## START EXERCISE MATERIALS

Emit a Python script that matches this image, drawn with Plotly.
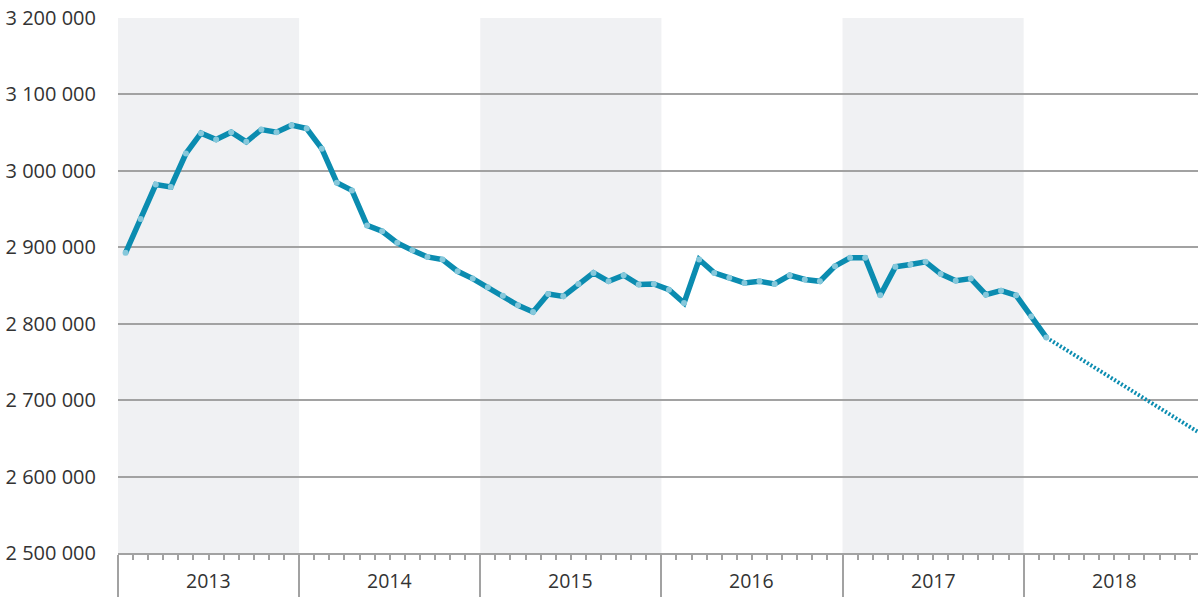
import plotly.graph_objects as go

# ---- data ----
years = [2013, 2014, 2015, 2016, 2017, 2018]
shaded_years = [2013, 2015, 2017]
months_per_year = 12

# monthly values Jan 2013 .. Feb 2018
values = [
    2892700, 2937100, 2982000, 2979000, 3022700, 3049300,
    3041000, 3050600, 3038000, 3054000, 3050600, 3059800,   # 2013
    3055400, 3029000, 2984500, 2974400, 2928600, 2921000,
    2905800, 2896000, 2887400, 2884000, 2868600, 2859000,   # 2014
    2847600, 2836700, 2824000, 2815300, 2838900, 2835800,
    2852100, 2866500, 2855500, 2863400, 2851200, 2852100,   # 2015
    2844600, 2827100, 2884000, 2866500, 2860000, 2853400,
    2855500, 2852100, 2863400, 2857900, 2855500, 2875300,   # 2016
    2886300, 2886300, 2837100, 2874400, 2877400, 2881000,
    2865200, 2856300, 2859000, 2838000, 2843200, 2837100,   # 2017
    2809500, 2782000,                                       # 2018
]
# projection (month index from Jan 2013, value)
proj_month_index = [61, 71]
proj_values = [2782000, 2659000]

y_ticks = [2500000, 2600000, 2700000, 2800000, 2900000, 3000000, 3100000, 3200000]
y_tick_text = ["2 500 000", "2 600 000", "2 700 000", "2 800 000",
               "2 900 000", "3 000 000", "3 100 000", "3 200 000"]

LINE = "#0b8cb0"
MARK = "#86c8db"
GRID = "#a2a2a2"
TXT = "#333333"
FONT = "Open Sans"

x_vals = [i + 0.5 for i in range(len(values))]
proj_x = [i + 0.5 for i in proj_month_index]

fig = go.Figure()

fig.add_trace(go.Scatter(
    x=proj_x, y=proj_values, mode="lines",
    line=dict(color=LINE, width=4, dash="2px,2px"),
    hoverinfo="skip", showlegend=False,
))
fig.add_trace(go.Scatter(
    x=x_vals, y=values, mode="lines+markers",
    line=dict(color=LINE, width=5.5),
    marker=dict(color=MARK, size=6, line=dict(width=0)),
    showlegend=False,
))

# shaded year bands
for yr in shaded_years:
    k = years.index(yr)
    fig.add_shape(type="rect", xref="x", yref="paper",
                  x0=k * months_per_year, x1=(k + 1) * months_per_year,
                  y0=0, y1=1, fillcolor="#f0f1f3", line=dict(width=0),
                  layer="below")

# year labels
for k, yr in enumerate(years):
    fig.add_annotation(x=k * months_per_year + months_per_year / 2, y=0,
                       xref="x", yref="paper", text=str(yr), showarrow=False,
                       yanchor="middle", yshift=-27.5,
                       font=dict(family=FONT, size=19.5, color=TXT))

fig.update_layout(
    width=1198, height=597,
    margin=dict(l=118, r=0, t=18, b=44),
    paper_bgcolor="white", plot_bgcolor="rgba(0,0,0,0)",
    xaxis=dict(
        range=[0, 71.55], automargin=False,
        showgrid=False, zeroline=False,
        showline=True, linecolor=GRID, linewidth=1.5,
        tickvals=[k * months_per_year for k in range(len(years) + 1)],
        showticklabels=False,
        ticks="outside", ticklen=44, tickwidth=1.5, tickcolor=GRID,
        minor=dict(dtick=1, tick0=0, ticks="outside", ticklen=5,
                   tickwidth=1.5, tickcolor=GRID, showgrid=False),
    ),
    yaxis=dict(
        range=[2500000, 3200000], automargin=False,
        tickvals=y_ticks, ticktext=y_tick_text,
        showgrid=True, gridcolor=GRID, gridwidth=1.5,
        zeroline=False, showline=False,
        ticks="", ticklabelstandoff=21,
        tickfont=dict(family=FONT, size=20, color=TXT),
    ),
)

fig.write_html(
    "out.html",
    config={"displayModeBar": False},
    post_script="document.body.style.margin='0px';document.body.style.overflow='hidden';",
)
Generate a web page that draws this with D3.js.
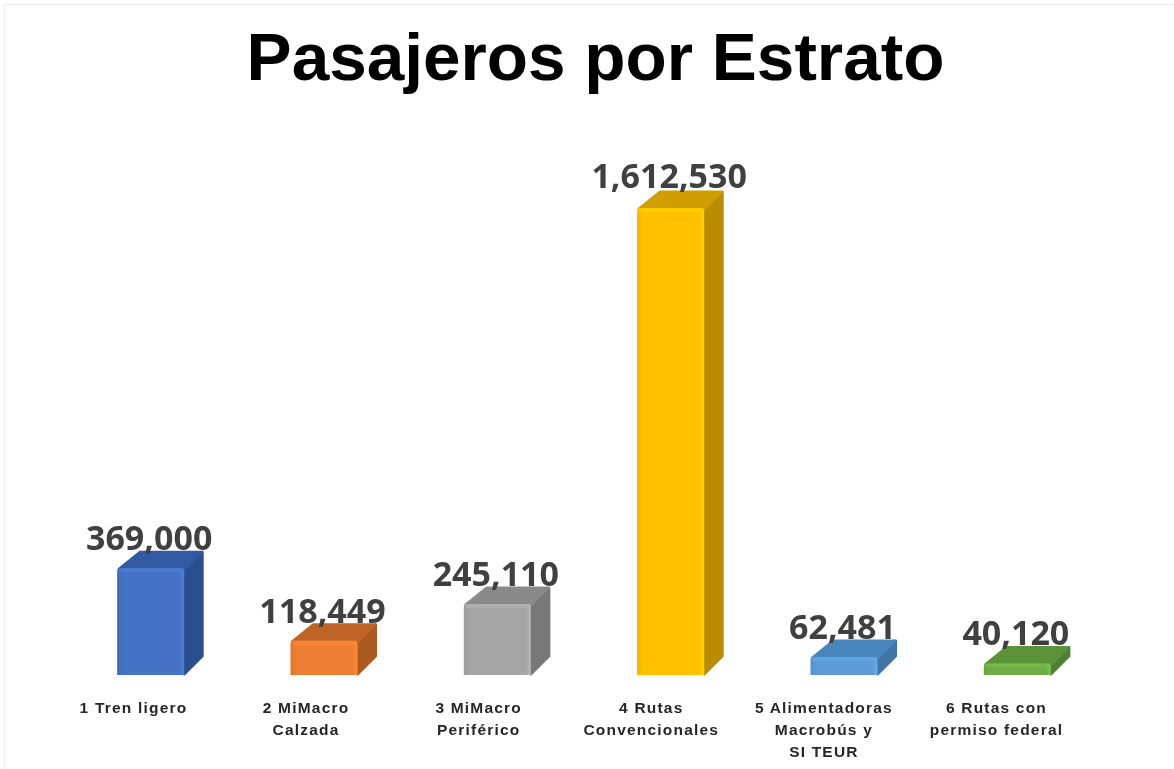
<!DOCTYPE html>
<html><head><meta charset="utf-8">
<script src="https://cdn.jsdelivr.net/npm/d3@7"></script>
<style>html,body{margin:0;padding:0;background:#fff;overflow:hidden}svg{display:block}</style>
</head><body><svg id="c" width="1174" height="769"></svg>
<script>
const titleText = "Pasajeros por Estrato";
const categories = [["1 Tren ligero"],["2 MiMacro","Calzada"],["3 MiMacro","Periférico"],["4 Rutas","Convencionales"],["5 Alimentadoras","Macrobús y","SI TEUR"],["6 Rutas con","permiso federal"]];
const values = [369000,118449,245110,1612530,62481,40120];
const frontColors = ["#4472C4","#ED7D31","#A5A5A5","#FFC000","#5B9BD5","#70AD47"];
const sideColors = ["#2C4F8F","#AD5A22","#787878","#BA8C00","#3F75A6","#4F7F31"];
const topColors = ["#335AA3","#BF6425","#8A8A8A","#D19E00","#4A86BD","#5B9339"];

const svg = d3.select("#c");
const defs = svg.append("defs");
defs.append("filter").attr("id","soft").attr("filterUnits","userSpaceOnUse")
  .attr("x",0).attr("y",0).attr("width",1174).attr("height",769)
  .append("feGaussianBlur").attr("stdDeviation",0.75);
svg.append("path").attr("d","M4.5,769V4.5H1174").attr("fill","none").attr("stroke","#ececec");

const root = svg.append("g").attr("filter","url(#soft)");
root.append("text").attr("x",595.5).attr("y",80).attr("text-anchor","middle")
  .attr("font-family","Liberation Sans").attr("font-weight",700).attr("font-size",67.5).attr("fill","#000").text(titleText);

const x = d3.scaleBand().domain(d3.range(values.length)).range([64,1104]).paddingInner(0.613).paddingOuter(0.3065);
const labelX = d3.scalePoint().domain(d3.range(values.length)).range([133.5,996.5]);
const y = d3.scaleLinear().domain([0,1612530]).range([675,208]);
const dx=20, dy=18;

const g = root.selectAll("g.bar").data(values).join("g").attr("class","bar");
g.each(function(v,i){
  const s=d3.select(this), L=x(i), R=L+x.bandwidth(), T=y(v), B=y(0);
  const id="grad"+i;
  const gr=defs.append("linearGradient").attr("id",id).attr("x1",0).attr("x2",1).attr("y1",0).attr("y2",0);
  gr.append("stop").attr("offset",0).attr("stop-color",d3.color(frontColors[i]).darker(0.15));
  gr.append("stop").attr("offset",0.1).attr("stop-color",frontColors[i]);
  gr.append("stop").attr("offset",0.92).attr("stop-color",frontColors[i]);
  gr.append("stop").attr("offset",1).attr("stop-color",d3.color(frontColors[i]).brighter(0.3));
  const line=d3.line().curve(d3.curveLinearClosed);
  s.append("path").attr("d",line([[R,T+2],[R+dx-2,T-dy+2],[R+dx-2,B-dy-1],[R,B-1]])).attr("fill",sideColors[i]).attr("stroke",sideColors[i]).attr("stroke-width",3).attr("stroke-linejoin","round");
  s.append("path").attr("d",line([[L+2,T+1],[L+dx+3,T-dy+2],[R+dx-3,T-dy+2],[R,T+1]])).attr("fill",topColors[i]).attr("stroke",topColors[i]).attr("stroke-width",3).attr("stroke-linejoin","round");
  s.append("path").attr("d",`M${L},${B}V${T+3}Q${L},${T} ${L+3},${T}H${R-3}Q${R},${T} ${R},${T+3}V${B}Z`).attr("fill","url(#"+id+")");
  s.append("rect").attr("x",L+2).attr("y",T).attr("width",x.bandwidth()-4).attr("height",Math.min(4,B-T)).attr("fill",d3.color(frontColors[i]).brighter(0.3)).attr("opacity",0.55);
  s.append("text").attr("x",(L+R)/2-1.5).attr("y",T-(v===d3.max(values)?20:18))
    .attr("text-anchor","middle").attr("font-family","Open Sans").attr("font-weight",700).attr("font-size",34).attr("fill","#404040")
    .text(d3.format(",")(v));
  const t=s.append("text").attr("text-anchor","middle").attr("font-family","Liberation Sans").attr("font-weight",700).attr("font-size",15.5).attr("letter-spacing",1.2).attr("fill","#262626");
  categories[i].forEach((ln,k)=>t.append("tspan").attr("x",labelX(i)).attr("y",713+k*22).text(ln));
});
</script></body></html>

## END EXERCISE MATERIALS

● WHAT IS ASKED
Above are the records. Copy every line in them holding "that".

● RIGHT ANSWER
Emit a Python script that matches this image, drawn with Plotly.
Generate a web page that draws this with D3.js.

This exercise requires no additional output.